● Work to be completed
For the entries below, copy exactly the line that contains "Emit a Python" through the line that contains "HALF = 0.308", both ends included, and exclude all pictures.

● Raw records
------------------------

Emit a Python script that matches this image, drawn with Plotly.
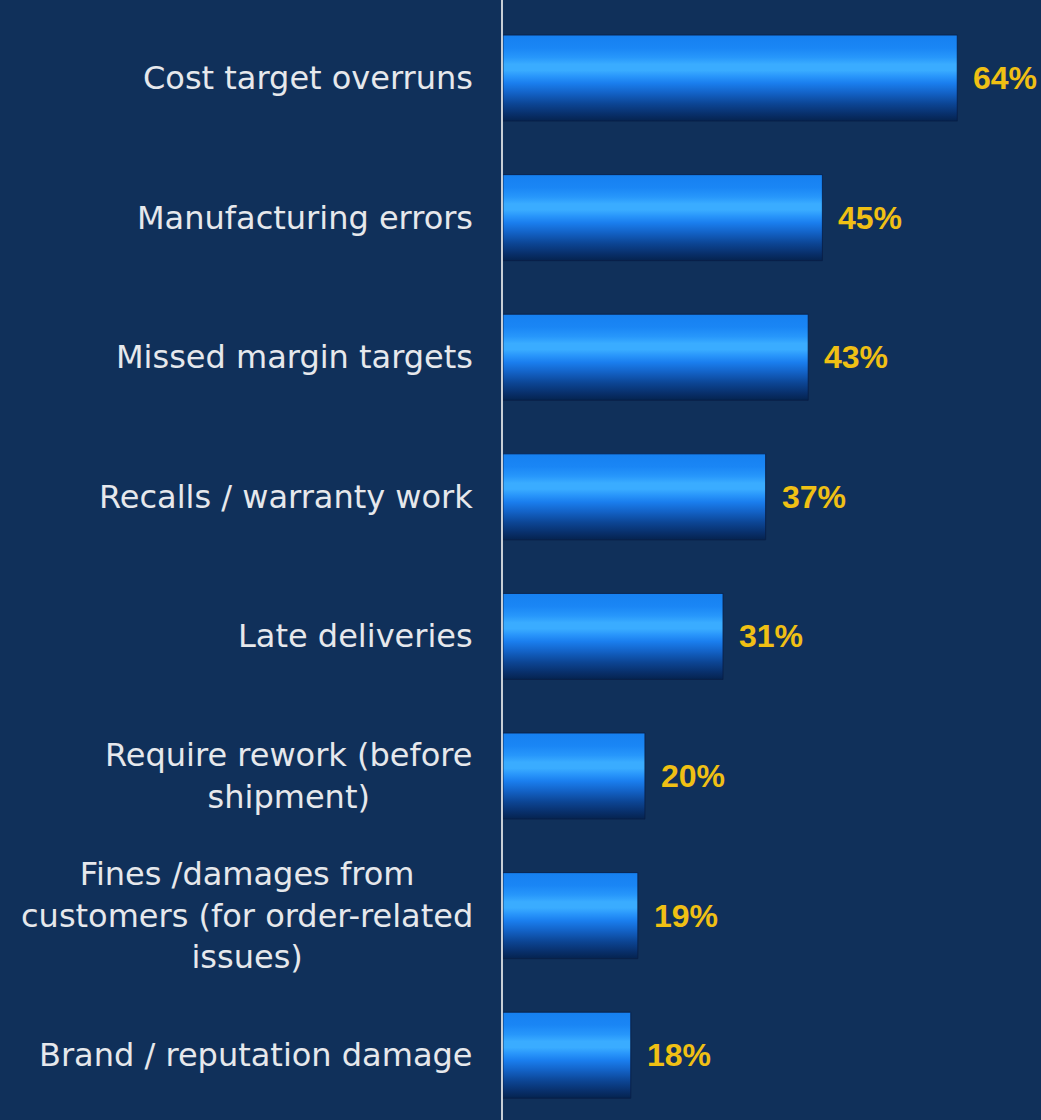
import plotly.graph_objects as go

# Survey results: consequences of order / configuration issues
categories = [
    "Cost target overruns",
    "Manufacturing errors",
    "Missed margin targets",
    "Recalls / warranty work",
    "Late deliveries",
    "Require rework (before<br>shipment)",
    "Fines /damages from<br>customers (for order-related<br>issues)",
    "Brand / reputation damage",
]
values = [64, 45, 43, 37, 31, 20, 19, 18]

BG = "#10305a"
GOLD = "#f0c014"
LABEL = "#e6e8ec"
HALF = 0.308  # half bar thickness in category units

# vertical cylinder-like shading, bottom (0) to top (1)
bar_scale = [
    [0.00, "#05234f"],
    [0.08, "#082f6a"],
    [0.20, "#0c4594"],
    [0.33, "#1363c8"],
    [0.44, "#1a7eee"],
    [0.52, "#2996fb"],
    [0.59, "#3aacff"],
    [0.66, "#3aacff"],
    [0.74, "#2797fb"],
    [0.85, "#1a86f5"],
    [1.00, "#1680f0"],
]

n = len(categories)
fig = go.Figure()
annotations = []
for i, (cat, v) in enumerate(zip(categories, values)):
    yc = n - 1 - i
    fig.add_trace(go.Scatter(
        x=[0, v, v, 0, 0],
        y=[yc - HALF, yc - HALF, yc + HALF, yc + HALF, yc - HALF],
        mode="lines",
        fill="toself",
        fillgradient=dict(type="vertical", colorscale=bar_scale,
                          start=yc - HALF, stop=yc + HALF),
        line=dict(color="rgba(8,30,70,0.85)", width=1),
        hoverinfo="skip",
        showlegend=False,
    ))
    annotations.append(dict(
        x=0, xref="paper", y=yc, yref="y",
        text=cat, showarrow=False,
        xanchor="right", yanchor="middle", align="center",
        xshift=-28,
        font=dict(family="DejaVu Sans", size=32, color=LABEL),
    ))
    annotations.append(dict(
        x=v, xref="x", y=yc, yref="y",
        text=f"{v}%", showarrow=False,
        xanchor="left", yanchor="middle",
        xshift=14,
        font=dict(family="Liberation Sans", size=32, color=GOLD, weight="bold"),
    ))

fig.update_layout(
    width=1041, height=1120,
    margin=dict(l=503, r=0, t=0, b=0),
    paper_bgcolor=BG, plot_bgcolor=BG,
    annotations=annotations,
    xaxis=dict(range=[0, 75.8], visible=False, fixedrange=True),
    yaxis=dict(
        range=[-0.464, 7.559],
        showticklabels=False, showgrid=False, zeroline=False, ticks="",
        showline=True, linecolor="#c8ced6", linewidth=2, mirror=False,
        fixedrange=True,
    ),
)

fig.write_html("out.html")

------------------------

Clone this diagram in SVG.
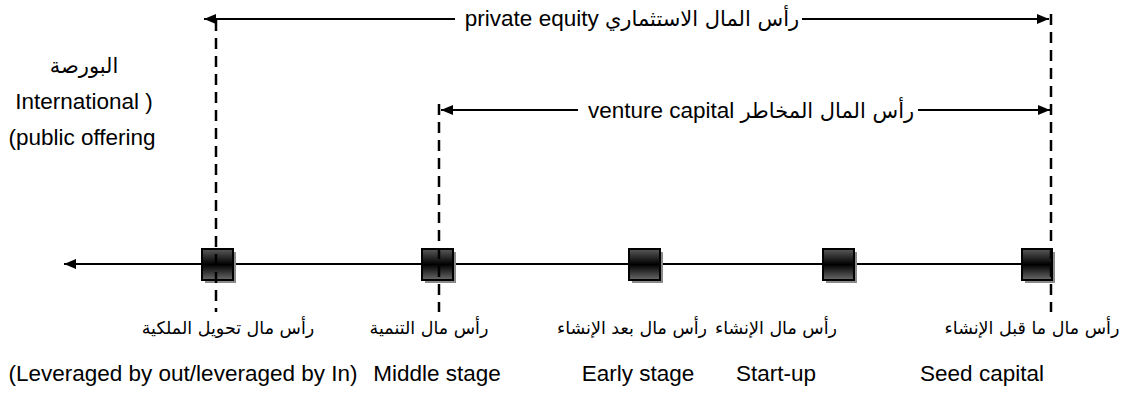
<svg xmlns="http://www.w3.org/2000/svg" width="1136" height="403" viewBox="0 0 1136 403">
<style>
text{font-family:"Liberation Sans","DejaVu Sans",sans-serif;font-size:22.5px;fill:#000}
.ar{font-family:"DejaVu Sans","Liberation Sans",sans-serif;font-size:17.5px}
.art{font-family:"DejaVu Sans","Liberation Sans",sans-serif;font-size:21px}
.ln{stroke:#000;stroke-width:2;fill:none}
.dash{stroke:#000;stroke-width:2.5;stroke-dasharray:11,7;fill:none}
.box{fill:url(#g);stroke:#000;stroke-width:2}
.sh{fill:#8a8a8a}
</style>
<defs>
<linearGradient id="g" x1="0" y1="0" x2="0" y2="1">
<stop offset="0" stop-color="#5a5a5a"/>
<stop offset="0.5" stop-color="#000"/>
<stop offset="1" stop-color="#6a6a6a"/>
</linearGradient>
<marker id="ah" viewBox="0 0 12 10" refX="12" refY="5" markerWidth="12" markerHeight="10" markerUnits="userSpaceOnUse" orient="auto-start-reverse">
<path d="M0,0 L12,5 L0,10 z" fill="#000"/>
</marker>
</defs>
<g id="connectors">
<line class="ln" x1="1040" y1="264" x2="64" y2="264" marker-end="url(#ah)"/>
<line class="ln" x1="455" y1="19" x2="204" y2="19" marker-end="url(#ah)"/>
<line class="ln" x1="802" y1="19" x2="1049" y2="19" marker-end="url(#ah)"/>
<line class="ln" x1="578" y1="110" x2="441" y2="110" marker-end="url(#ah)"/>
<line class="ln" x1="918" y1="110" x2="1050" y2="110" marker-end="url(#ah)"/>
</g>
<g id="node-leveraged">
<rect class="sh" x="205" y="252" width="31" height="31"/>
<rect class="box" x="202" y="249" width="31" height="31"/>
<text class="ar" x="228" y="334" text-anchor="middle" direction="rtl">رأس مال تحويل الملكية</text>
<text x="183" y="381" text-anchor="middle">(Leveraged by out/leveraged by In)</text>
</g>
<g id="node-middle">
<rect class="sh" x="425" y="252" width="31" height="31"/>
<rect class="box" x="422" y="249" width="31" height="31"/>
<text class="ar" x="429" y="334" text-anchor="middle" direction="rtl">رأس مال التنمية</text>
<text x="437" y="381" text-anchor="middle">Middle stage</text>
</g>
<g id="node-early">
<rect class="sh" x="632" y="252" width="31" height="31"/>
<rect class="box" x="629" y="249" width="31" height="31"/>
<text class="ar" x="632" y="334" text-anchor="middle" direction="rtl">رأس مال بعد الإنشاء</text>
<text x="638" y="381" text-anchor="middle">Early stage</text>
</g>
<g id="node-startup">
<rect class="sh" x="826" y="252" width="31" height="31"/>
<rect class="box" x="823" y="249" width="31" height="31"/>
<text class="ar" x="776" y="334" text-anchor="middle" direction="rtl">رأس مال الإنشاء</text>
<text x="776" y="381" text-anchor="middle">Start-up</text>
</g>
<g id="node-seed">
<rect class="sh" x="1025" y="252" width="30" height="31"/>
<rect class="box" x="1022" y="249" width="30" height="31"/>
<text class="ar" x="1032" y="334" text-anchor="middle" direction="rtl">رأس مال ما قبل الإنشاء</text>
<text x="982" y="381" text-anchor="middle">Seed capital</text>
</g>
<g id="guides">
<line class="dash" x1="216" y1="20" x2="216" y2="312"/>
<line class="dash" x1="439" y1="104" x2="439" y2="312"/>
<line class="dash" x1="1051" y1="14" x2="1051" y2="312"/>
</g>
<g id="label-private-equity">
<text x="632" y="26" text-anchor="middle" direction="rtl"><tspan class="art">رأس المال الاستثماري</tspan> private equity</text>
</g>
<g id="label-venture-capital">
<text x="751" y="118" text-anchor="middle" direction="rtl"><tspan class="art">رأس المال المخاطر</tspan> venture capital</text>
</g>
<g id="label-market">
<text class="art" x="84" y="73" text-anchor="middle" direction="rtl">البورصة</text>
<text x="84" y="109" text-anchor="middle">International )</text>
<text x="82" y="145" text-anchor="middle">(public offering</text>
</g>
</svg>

------------------------

● Written reply
Emit a Python script that matches this image, drawn with Plotly.
import plotly.graph_objects as go

# Survey results: consequences of order / configuration issues
categories = [
    "Cost target overruns",
    "Manufacturing errors",
    "Missed margin targets",
    "Recalls / warranty work",
    "Late deliveries",
    "Require rework (before<br>shipment)",
    "Fines /damages from<br>customers (for order-related<br>issues)",
    "Brand / reputation damage",
]
values = [64, 45, 43, 37, 31, 20, 19, 18]

BG = "#10305a"
GOLD = "#f0c014"
LABEL = "#e6e8ec"
HALF = 0.308  # half bar thickness in category units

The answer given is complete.